Very interesting topic, so much so it makes me want to post again.

I agree that compatibility is a must. One cannot compromise on what one needs and is looking for. As a submissive/masochist, the type of "play" basically means little to me in the pain/humiliation aspect of it. That is simply a means to an end. What’s important is the end. Which for me is getting into the submissive headspace. The pain/humiliation "play" is an act that puts me in my place. I am lower than the Domme, I serve them and their wishes. The "play" puts my mind in such a submissive state that all I can do is give up completely. Once I completely surrender my mind is in a state of adoration and absolute longing to serve my Domme. It's that high of being brought low that does it for me. Once in that mind-set I want whatever the Domme wants. I want to please, I want to serve, I want nothing else in life. When deep in that "zone" there are no limits (which is why trust is a must.) I would do anything, take anything, just to please the Domme I am connected to.

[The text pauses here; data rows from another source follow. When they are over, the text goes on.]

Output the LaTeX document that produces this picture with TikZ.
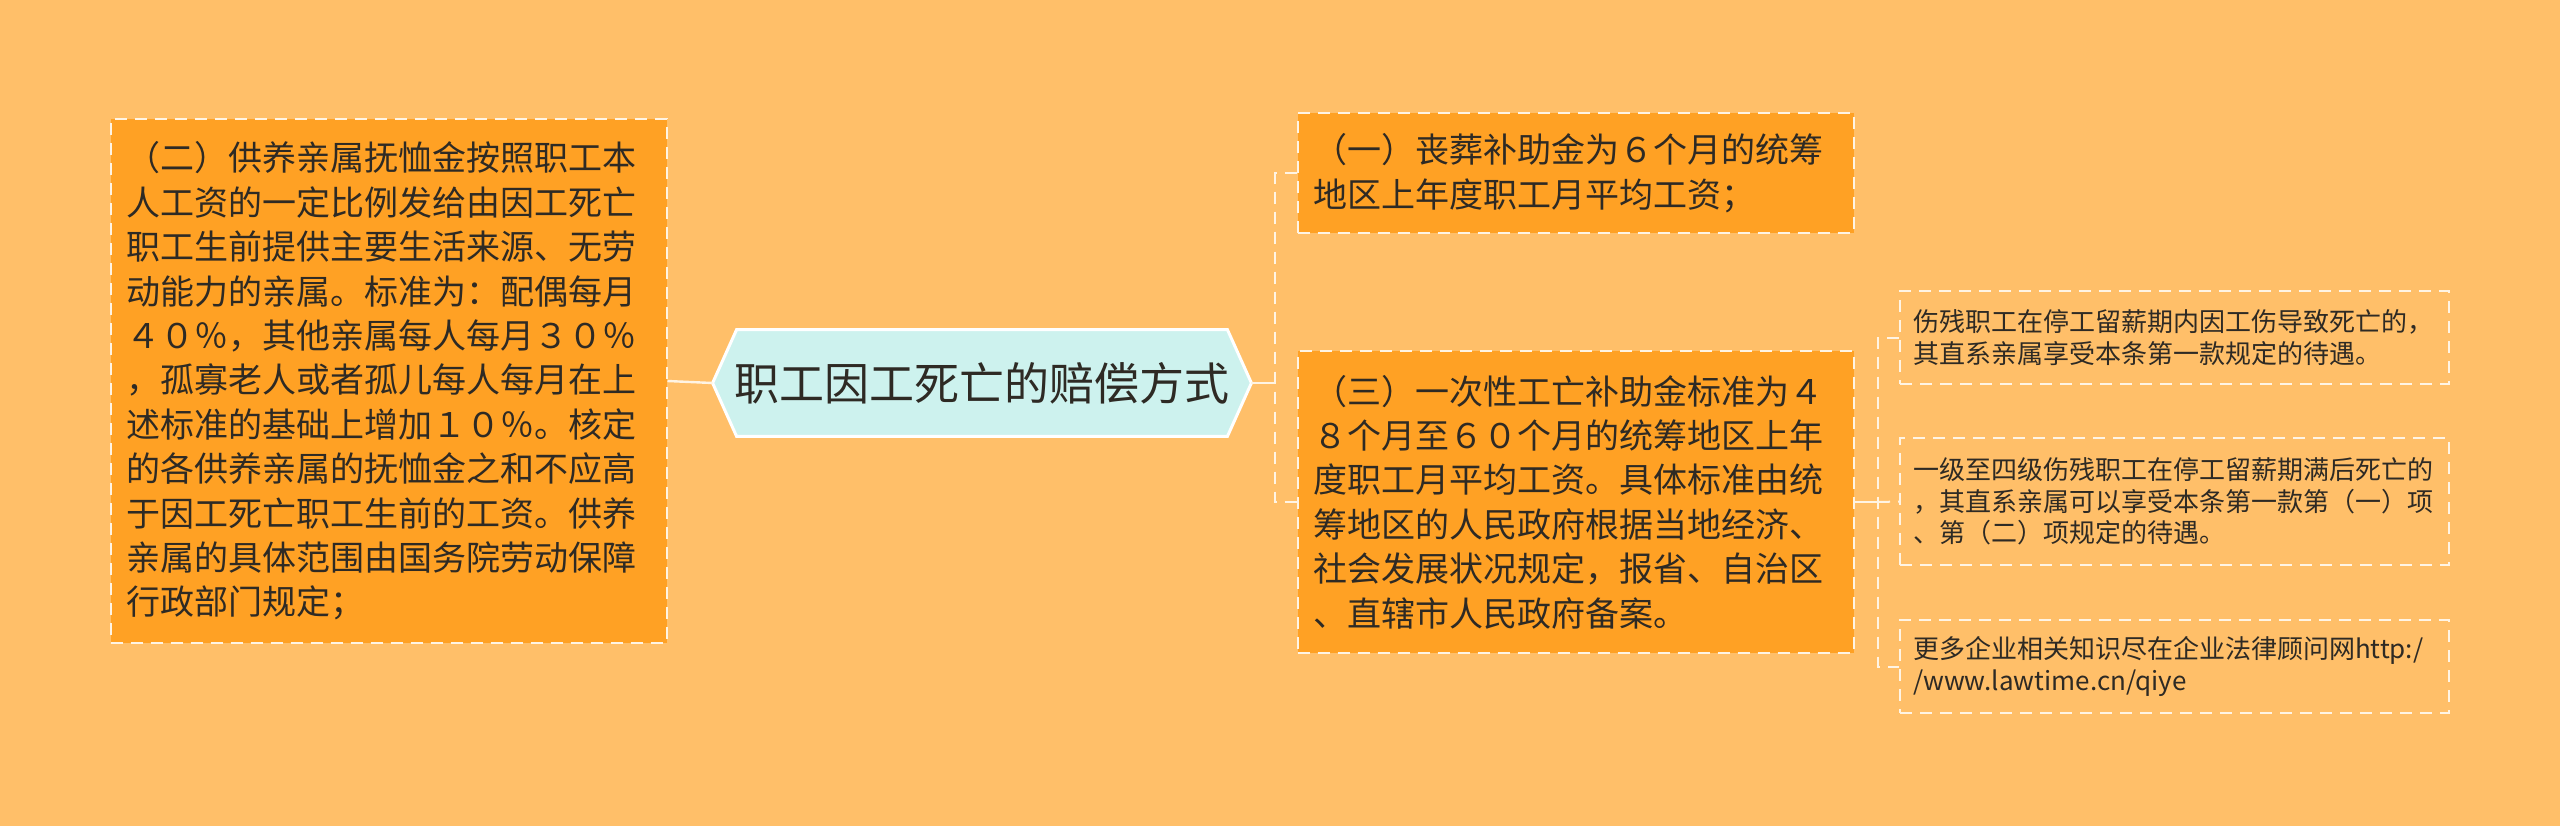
\documentclass[tikz,border=0pt]{standalone}
\usepackage{fontspec}
\setmainfont{Noto Sans CJK SC}
\usetikzlibrary{backgrounds}
\definecolor{bgc}{HTML}{FFBF69}
\definecolor{boxfill}{HTML}{FFA124}
\definecolor{hexfill}{HTML}{CDF2EE}
\definecolor{txt}{HTML}{2E2A24}
\definecolor{lineclr}{HTML}{FFF4E4}
\tikzset{
  bigbox/.style={draw=lineclr, line width=1pt, dash pattern=on 6pt off 4pt,
    fill=boxfill, text=txt, font=\fontsize{17pt}{22.2pt}\selectfont,
    align=left, text width=262pt, inner xsep=8pt, inner ysep=0pt,
    minimum width=278pt},
  smallbox/.style={draw=lineclr, line width=1pt, dash pattern=on 6pt off 4pt,
    text=txt, font=\fontsize{13pt}{15.8pt}\selectfont,
    align=left, text width=261.5pt, inner xsep=6.5pt, inner ysep=0pt,
    minimum width=274.5pt},
  hexnode/.style={text=txt, font=\fontsize{22.5pt}{26pt}\selectfont,
    minimum width=269pt, minimum height=53pt, inner sep=0pt},
  solidconn/.style={draw=lineclr, line width=1.2pt},
  dashconn/.style={draw=lineclr, line width=1pt, dash pattern=on 6pt off 4pt}
}
\begin{document}
\begin{tikzpicture}[x=0.5pt,y=-0.5pt]
\useasboundingbox (0,0) rectangle (2560,826);
\begin{scope}[on background layer]
  \fill[bgc] (0,0) rectangle (2560,826);
\end{scope}

% central hexagon
\node[hexnode] (hex) at (982,383) {职工因工死亡的赔偿方式};
\begin{scope}[on background layer]
  \draw[fill=hexfill, draw=white, line width=1.5pt]
    (hex.west) -- ([xshift=12pt]hex.north west) -- ([xshift=-12pt]hex.north east)
    -- (hex.east) -- ([xshift=-12pt]hex.south east) -- ([xshift=12pt]hex.south west) -- cycle;
\end{scope}

% left box
\node[bigbox, minimum height=262pt] (left) at (388.5,381) {（二）供养亲属抚恤金按照职工本\\人工资的一定比例发给由因工死亡\\职工生前提供主要生活来源、无劳\\动能力的亲属。标准为：配偶每月\\４０％，其他亲属每人每月３０％\\，孤寡老人或者孤儿每人每月在上\\述标准的基础上增加１０％。核定\\的各供养亲属的抚恤金之和不应高\\于因工死亡职工生前的工资。供养\\亲属的具体范围由国务院劳动保障\\行政部门规定；};

% right big boxes
\node[bigbox, minimum height=60pt] (b1) at (1575.5,173) {（一）丧葬补助金为６个月的统筹\\地区上年度职工月平均工资；};
\node[bigbox, minimum height=151pt] (b3) at (1575.5,502) {（三）一次性工亡补助金标准为４\\８个月至６０个月的统筹地区上年\\度职工月平均工资。具体标准由统\\筹地区的人民政府根据当地经济、\\社会发展状况规定，报省、自治区\\、直辖市人民政府备案。};

% small boxes
\node[smallbox, minimum height=46.5pt] (sa) at (2174.5,337.5) {伤残职工在停工留薪期内因工伤导致死亡的，\\其直系亲属享受本条第一款规定的待遇。};
\node[smallbox, minimum height=63.5pt] (sb) at (2174.5,501.5) {一级至四级伤残职工在停工留薪期满后死亡的\\，其直系亲属可以享受本条第一款第（一）项\\、第（二）项规定的待遇。};
\node[smallbox, minimum height=46.5pt] (sc) at (2174.5,666.5) {更多企业相关知识尽在企业法律顾问网http:/\\/www.lawtime.cn/qiye};

% connectors
\coordinate (j1) at (1275,383);
\coordinate (j2) at (1878,502);
\draw[solidconn] (left.east) -- (hex.west);
\draw[solidconn] (hex.east) -- (j1);
\draw[dashconn] (b1.west) -| (j1) |- (b3.west);
\draw[solidconn] (b3.east) -- (j2);
\draw[dashconn] (sa.west) -| (j2) |- (sc.west);
\draw[dashconn] (j2) -- (sb.west);
\end{tikzpicture}
\end{document}
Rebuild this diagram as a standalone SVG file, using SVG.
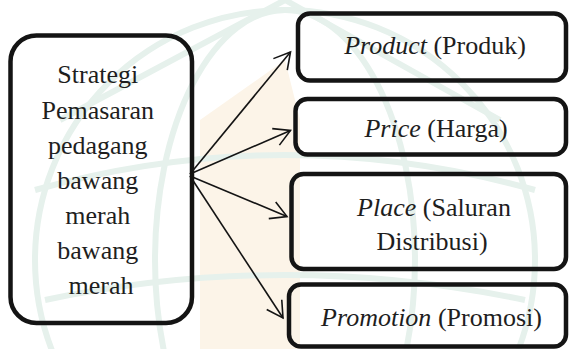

Of course before going into that state it's very important we are on the same page as to what hard limits are. For instance, forced-bi is a hard limit for me. But I believe in that head space I would be willing to go there just to please. However the damage that could be done to me mentally once I come back out of subspace is another matter. Which is why communication and compatibility is important.

The bottom line for me is that in "play" I really want what the Domme wants to dish out. I want to be taken down to a level of worshipful ecstasy. Within proper limits of course.




personagrata -> RE: Shared Interests (12/13/2006 12:27:08 AM)

Play, to me, is temporary, and must be enjoyable to both, at least to insure mutual enjoyment, and a repeat performance. Therefore, it must be between boundaries set by each part, which are defined by their respective “lists”. With a second, third …session, the boundaries can be expanded somewhat, since both parties know each other more, and may eventually hit on hard limits.

For the long term relationship, which eventually leads to commitment, lists can be indicative at the start, but, IMHO, the 2 parts are taking the time to know each other, and test each other’s responses. Thus they will come up with their common list of bannable activities. The “know each other period”, which I like to consider the enslavement period, is when both parties establish the synergies and the trust between them, which eventually leads to commitment, and collaring. This is the period when they expand on their mutually enjoyable/acceptable activities (both scene and non scene), and learn of each other’s little habits and secrets, keeping in mind the proper hierarchy and priorities, of course, which means compromises mainly by the slave to be. That said, I would not consider any list I may have as a pre-condition, but only as a for-information list, hoping that She would understand, knowing that any “transgressions” from Her part or mine can be acted upon during the enslavement phase, and are not allowed for me once collared, when or if W/we reach this point.